As the late James Travers wrote, also in this newspaper, the story was part of a “long march into twilight” for Canada. The country that “gave the world Lester Pearson’s peacekeeping and Brian Mulroney’s stand against apartheid” now had to struggle “with Stephen Harper’s apparent blindness to compelling evidence of Afghanistan prisoner abuse.”Three months later, the Afghanistan Independent Human Rights Commission estimated that “one in three prisoners handed over by Canadians are beaten or even tortured.” In March 2007, the U.S. State Department reported that: “Complaints of serious human rights violations committed by representatives of national security institutions, including arbitrary arrest, unconfirmed reports of torture, and illegal detention were numerous.”Canadian diplomat Richard Colvin was posted in Afghanistan during this period. He wrote 17 separate reports that warned explicitly of torture and were distributed widely within the Departments of Foreign Affairs and National Defence. As Colvin explained when called to testify before a Parliamentary committee, “for a year and a half after they (senior Canadian officials) knew about the very high risk of torture, they continued to order military police in the field to hand our detainees to the NDS.”
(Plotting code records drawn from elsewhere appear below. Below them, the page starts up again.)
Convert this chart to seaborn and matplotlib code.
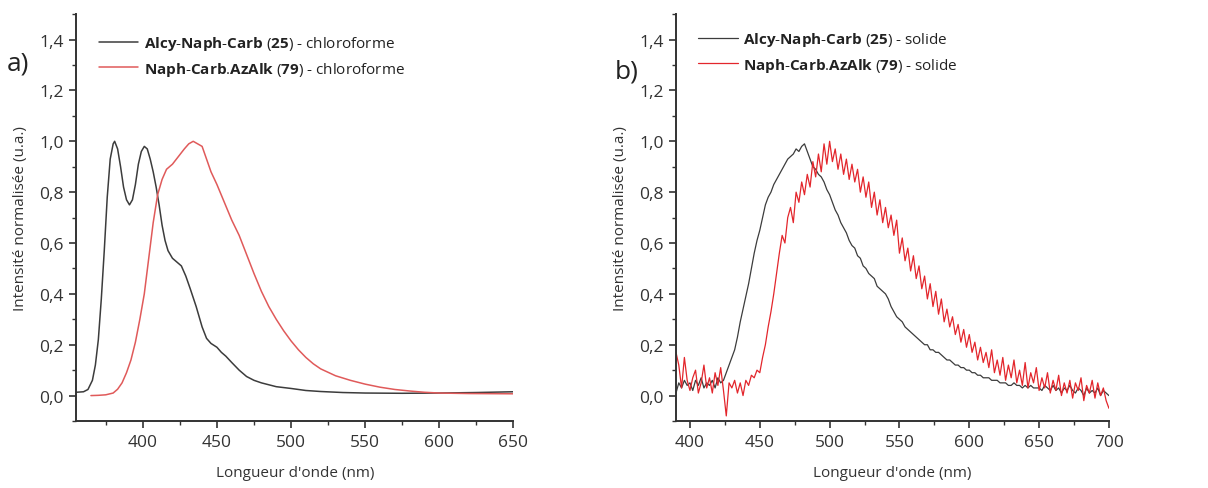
import seaborn as sns
import pandas as pd
import matplotlib.pyplot as plt
import numpy as np
from matplotlib.ticker import MultipleLocator, FuncFormatter

# a) chloroforme
wl_25_chcl3 = [355, 360, 363, 366, 368, 370, 372, 374, 376, 378, 380, 381, 383, 385, 387, 389,
               391, 393, 395, 397, 399, 401, 403, 405, 407, 409, 411, 413, 415, 417, 420, 423,
               426, 429, 432, 436, 440, 443, 446, 450, 453, 456, 460, 465, 470, 475, 480, 490,
               500, 510, 520, 535, 550, 575, 600, 625, 650]
int_25_chcl3 = [0.013, 0.015, 0.024, 0.06, 0.12, 0.22, 0.38, 0.57, 0.78, 0.93, 0.99, 1.0, 0.97,
                0.90, 0.82, 0.77, 0.75, 0.77, 0.83, 0.91, 0.96, 0.98, 0.97, 0.93, 0.88, 0.82,
                0.75, 0.67, 0.61, 0.57, 0.54, 0.525, 0.51, 0.47, 0.42, 0.35, 0.27, 0.225, 0.205,
                0.19, 0.17, 0.155, 0.13, 0.10, 0.075, 0.06, 0.05, 0.035, 0.028, 0.02, 0.016,
                0.012, 0.01, 0.009, 0.01, 0.012, 0.015]

wl_79_chcl3 = [365, 370, 375, 380, 383, 386, 389, 392, 395, 398, 401, 404, 407, 410, 413, 416,
               420, 424, 428, 431, 434, 437, 440, 443, 446, 450, 455, 460, 465, 470, 475, 480,
               485, 490, 495, 500, 505, 510, 515, 520, 530, 540, 550, 560, 570, 580, 590, 600,
               620, 650]
int_79_chcl3 = [0.0, 0.001, 0.003, 0.01, 0.025, 0.05, 0.09, 0.14, 0.21, 0.30, 0.40, 0.54, 0.68,
                0.79, 0.85, 0.89, 0.91, 0.94, 0.97, 0.99, 1.0, 0.99, 0.98, 0.93, 0.88, 0.83,
                0.76, 0.69, 0.63, 0.555, 0.48, 0.41, 0.35, 0.30, 0.255, 0.215, 0.18, 0.15,
                0.125, 0.105, 0.078, 0.06, 0.045, 0.033, 0.024, 0.018, 0.013, 0.01, 0.008, 0.007]

# b) solide (390 -> 700 nm, pas de 2 nm)
wl_solid = list(range(390, 701, 2))
int_25_solid = [0.01, 0.05, 0.03, 0.06, 0.04, 0.05, 0.02, 0.06, 0.04, 0.07, 0.03, 0.05, 0.04,
                0.06, 0.03, 0.07, 0.05, 0.06, 0.09, 0.12, 0.15, 0.18, 0.23, 0.29, 0.34, 0.39,
                0.44, 0.50, 0.56, 0.61, 0.65, 0.70, 0.75, 0.78, 0.80, 0.83, 0.85, 0.87, 0.89,
                0.91, 0.93, 0.94, 0.95, 0.97, 0.96, 0.98, 0.99, 0.96, 0.93, 0.90, 0.89, 0.87,
                0.86, 0.84, 0.81, 0.79, 0.76, 0.73, 0.71, 0.68, 0.66, 0.64, 0.61, 0.59, 0.58,
                0.55, 0.54, 0.51, 0.50, 0.48, 0.47, 0.46, 0.43, 0.42, 0.41, 0.40, 0.38, 0.35,
                0.33, 0.31, 0.30, 0.29, 0.27, 0.26, 0.25, 0.24, 0.23, 0.22, 0.21, 0.20, 0.20,
                0.18, 0.18, 0.17, 0.17, 0.16, 0.15, 0.14, 0.14, 0.13, 0.12, 0.12, 0.11, 0.11,
                0.10, 0.10, 0.09, 0.09, 0.08, 0.08, 0.07, 0.07, 0.07, 0.06, 0.06, 0.06, 0.05,
                0.05, 0.05, 0.04, 0.04, 0.05, 0.04, 0.04, 0.03, 0.04, 0.03, 0.04, 0.03, 0.03,
                0.03, 0.02, 0.04, 0.03, 0.02, 0.04, 0.02, 0.03, 0.01, 0.03, 0.02, 0.04, 0.02,
                0.01, 0.03, 0.02, 0.00, 0.03, 0.01, 0.02, 0.01, 0.03, 0.00, 0.02, 0.01, 0.00]
int_79_solid = [0.17, 0.12, 0.03, 0.15, 0.06, 0.02, 0.07, 0.10, 0.01, 0.05, 0.12, 0.03, 0.07,
                0.01, 0.09, 0.04, 0.11, 0.02, -0.08, 0.05, 0.03, 0.06, 0.01, 0.05, 0.00, 0.06,
                0.04, 0.08, 0.07, 0.10, 0.09, 0.15, 0.20, 0.27, 0.33, 0.40, 0.48, 0.56, 0.63,
                0.60, 0.70, 0.74, 0.68, 0.80, 0.76, 0.84, 0.79, 0.87, 0.82, 0.92, 0.86, 0.95,
                0.88, 0.99, 0.91, 1.00, 0.92, 0.97, 0.89, 0.95, 0.87, 0.93, 0.85, 0.91, 0.84,
                0.89, 0.80, 0.86, 0.78, 0.84, 0.74, 0.80, 0.71, 0.77, 0.68, 0.74, 0.66, 0.71,
                0.63, 0.69, 0.56, 0.62, 0.53, 0.58, 0.49, 0.55, 0.46, 0.51, 0.42, 0.47, 0.38,
                0.44, 0.35, 0.41, 0.32, 0.38, 0.29, 0.34, 0.27, 0.31, 0.24, 0.28, 0.21, 0.26,
                0.19, 0.24, 0.17, 0.21, 0.14, 0.19, 0.13, 0.17, 0.11, 0.18, 0.09, 0.14, 0.08,
                0.15, 0.06, 0.12, 0.07, 0.14, 0.05, 0.10, 0.04, 0.13, 0.03, 0.09, 0.05, 0.11,
                0.02, 0.07, 0.03, 0.09, 0.01, 0.06, 0.02, 0.08, 0.00, 0.05, 0.01, 0.06, -0.01,
                0.05, 0.02, 0.07, -0.02, 0.04, 0.01, 0.06, -0.01, 0.05, 0.00, 0.03, -0.02, -0.05]

labels_chcl3 = [r"$\mathbf{Alcy}$-$\mathbf{Naph}$-$\mathbf{Carb}$ ($\mathbf{25}$) - chloroforme",
                r"$\mathbf{Naph}$-$\mathbf{Carb}$.$\mathbf{AzAlk}$ ($\mathbf{79}$) - chloroforme"]
labels_solid = [r"$\mathbf{Alcy}$-$\mathbf{Naph}$-$\mathbf{Carb}$ ($\mathbf{25}$) - solide",
                r"$\mathbf{Naph}$-$\mathbf{Carb}$.$\mathbf{AzAlk}$ ($\mathbf{79}$) - solide"]

sns.set_theme(style="ticks", rc={"axes.spines.right": False, "axes.spines.top": False})
plt.rcParams['font.family'] = ['Open Sans', 'DejaVu Sans']
plt.rcParams.update({
    'mathtext.fontset': 'custom',
    'mathtext.rm': 'Open Sans',
    'mathtext.bf': 'Open Sans:bold',
    'axes.edgecolor': '#333333',
    'axes.linewidth': 1.4,
    'xtick.color': '#333333',
    'ytick.color': '#333333',
    'xtick.labelcolor': '#333333',
    'ytick.labelcolor': '#333333',
    'xtick.major.size': 5, 'ytick.major.size': 5,
    'xtick.minor.size': 3, 'ytick.minor.size': 3,
    'xtick.major.width': 1.2, 'ytick.major.width': 1.2,
    'xtick.minor.width': 1.0, 'ytick.minor.width': 1.0,
})

black = '#3c3c3c'
red_a = '#e05a5a'
red_b = '#e3262c'

fig = plt.figure(figsize=(12.08, 4.89), dpi=100)
ax1 = fig.add_axes([0.063, 0.137, 0.362, 0.832])
ax2 = fig.add_axes([0.5596, 0.137, 0.3584, 0.832])

sns.lineplot(x=wl_25_chcl3, y=int_25_chcl3, ax=ax1, color=black, lw=1.1, label=labels_chcl3[0])
sns.lineplot(x=wl_79_chcl3, y=int_79_chcl3, ax=ax1, color=red_a, lw=1.1, label=labels_chcl3[1])
sns.lineplot(x=wl_solid, y=int_25_solid, ax=ax2, color=black, lw=0.9, label=labels_solid[0])
sns.lineplot(x=wl_solid, y=int_79_solid, ax=ax2, color=red_b, lw=0.9, label=labels_solid[1])

comma = FuncFormatter(lambda v, p: f"{v:.1f}".replace('.', ','))
for ax, xlim, top in ((ax1, (355, 650), 0.985), (ax2, (390, 700), 0.995)):
    ax.set_xlim(xlim)
    ax.set_ylim(-0.1, 1.5)
    ax.yaxis.set_major_locator(MultipleLocator(0.2))
    ax.yaxis.set_minor_locator(MultipleLocator(0.1))
    ax.xaxis.set_major_locator(MultipleLocator(50))
    ax.xaxis.set_minor_locator(MultipleLocator(25))
    ax.yaxis.set_major_formatter(comma)
    ax.set_yticks([0.0, 0.2, 0.4, 0.6, 0.8, 1.0, 1.2, 1.4])
    ax.tick_params(labelsize=12.5, pad=4)
    ax.set_xlabel("Longueur d'onde (nm)", fontsize=11, color='#333333', labelpad=11)
    ax.set_ylabel("Intensité normalisée (u.a.)", fontsize=11, color='#333333', labelpad=8)
    ax.legend(loc='upper left', bbox_to_anchor=(0.02, top), frameon=False, fontsize=11,
              handlelength=2.6, handletextpad=0.35, labelspacing=0.5, labelcolor='#222222')

fig.text(0.006, 0.855, "a)", fontsize=19, color='#222222')
fig.text(0.509, 0.84, "b)", fontsize=19, color='#222222')

fig.savefig("out.png", dpi=100)
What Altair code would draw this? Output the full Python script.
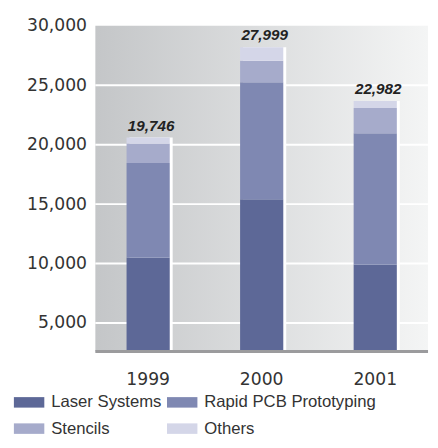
import altair as alt
import pandas as pd

years = ["1999", "2000", "2001"]
series = ["Laser Systems", "Rapid PCB Prototyping", "Stencils", "Others"]
laser = [10500, 15400, 9900]
rapid = [7950, 9850, 11050]
stencils = [1650, 1800, 2130]
others = [500, 1150, 600]
totals = [19746, 27999, 22982]
grid_values = [5000, 10000, 15000, 20000, 25000]
y_ticks = [5000, 10000, 15000, 20000, 25000, 30000]
colors = ["#5d6897", "#7f88b2", "#a6abcb", "#d4d6e8"]

rows = []
for i, y in enumerate(years):
    for j, (s, vals) in enumerate(zip(series, [laser, rapid, stencils, others])):
        rows.append({"year": y, "series": s, "value": vals[i], "idx": j})
df = pd.DataFrame(rows)

tops = pd.DataFrame({
    "year": years,
    "top": [laser[i] + rapid[i] + stencils[i] + others[i] for i in range(3)],
    "label": totals,
})
grid_df = pd.DataFrame({"v": grid_values})

yscale = alt.Scale(domain=[2600, 30000], nice=False, zero=False)
xscale = alt.Scale(paddingInner=0.61, paddingOuter=0.27, align=0.5)

y_axis = alt.Axis(title=None, values=y_ticks, format=",d", ticks=False, domain=False,
                  grid=False, labelPadding=9, labelFont="DejaVu Sans",
                  labelFontSize=17.5, labelColor="#333333")

x_enc = alt.X("year:N", scale=xscale, sort=years,
              axis=alt.Axis(title=None, labelAngle=0, ticks=False, domain=False,
                            labelPadding=20, labelFont="DejaVu Sans", labelFontSize=17.5,
                            labelColor="#333333", grid=False))

bg = alt.Chart(pd.DataFrame({"a": [0]})).mark_rect(
    color=alt.Gradient(gradient="linear",
                       stops=[alt.GradientStop(color="#c4c6c8", offset=0),
                              alt.GradientStop(color="#f4f5f5", offset=1)],
                       x1=0, x2=1, y1=0, y2=0)
).encode(x=alt.value(0), x2=alt.value("width"), y=alt.value(0), y2=alt.value("height"))

grid = alt.Chart(grid_df).mark_rule(color="white", strokeWidth=2).encode(
    y=alt.Y("v:Q", scale=yscale, axis=y_axis)
)

shadow = alt.Chart(tops).mark_bar(color="white", size=44, xOffset=3, clip=True).encode(
    x=x_enc,
    y=alt.Y("top:Q", scale=yscale, axis=y_axis),
    y2=alt.datum(0),
)

bars = alt.Chart(df).mark_bar(size=44, clip=True).encode(
    x=x_enc,
    y=alt.Y("value:Q", scale=yscale, stack="zero", axis=y_axis),
    color=alt.Color("series:N", scale=alt.Scale(domain=series, range=colors),
                    sort=series,
                    legend=alt.Legend(title=None, orient="none", legendX=-83, legendY=368,
                                      direction="horizontal",
                                      columns=2, columnPadding=5, rowPadding=3,
                                      symbolType="M-1,-0.345h2v0.69h-2z", symbolSize=961,
                                      symbolStrokeWidth=0, symbolOpacity=1,
                                      labelOffset=7, labelFont="Liberation Sans",
                                      labelFontSize=17, labelColor="#333333",
                                      labelLimit=300)),
    order=alt.Order("idx:Q", sort="ascending"),
)

labels = alt.Chart(tops).mark_text(
    font="Liberation Sans", fontSize=15.5, fontWeight="bold", fontStyle="italic",
    color="#222222", baseline="alphabetic", dy=-7, dx=3
).encode(
    x=x_enc,
    y=alt.Y("top:Q", scale=yscale, axis=y_axis),
    text=alt.Text("label:Q", format=","),
)

baseline = alt.Chart(pd.DataFrame({"a": [0]})).mark_rule(color="#9b9b9d", strokeWidth=3).encode(
    x=alt.value(0), x2=alt.value("width"), y=alt.value("height")
)

chart = alt.layer(bg, grid, shadow, bars, labels, baseline).properties(
    width=339, height=332,
    autosize=alt.AutoSizeParams(type="none"),
    padding={"left": 89, "top": 14, "right": 2, "bottom": 86},
    background="white",
).configure_view(stroke=None)

chart.save("out.html", embed_options={"renderer": "svg", "actions": False})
The torture of prisoners of war is a war crime:
The Convention Against Torture stipulates that “no exceptional circumstances whatsoever, whether a state of war or a threat of war, internal political instability or any other public emergency, may be invoked as a justification of torture.” The Rome Statute of the International Criminal Court specifies that even in “an armed conflict not of an international character,” such as existed in Afghanistan from 2002 onwards, the “cruel treatment and torture” of detainees constitutes a war crime.The prohibition extends to anyone who knowingly facilitates torture, including by “providing the means for its commission.” For this reason, any soldier who transferred a detainee to a known risk of torture could be guilty of a war crime. Any superior who ordered the transfer of a detainee to a known risk of torture could also be guilty of a war crime. This responsibility extends all the way up the chain of command, including government ministers.
Nevertheless, the Harper government did its level best to sweep all the evidence under the rug -- where it remains to this day. Justin Trudeau seems bent on cleaning out the putrid stable that Stephen Harper left behind. But, so far, he has refused to touch the Afghan detainee issue.
It's time for Trudeau to show us what he's made of.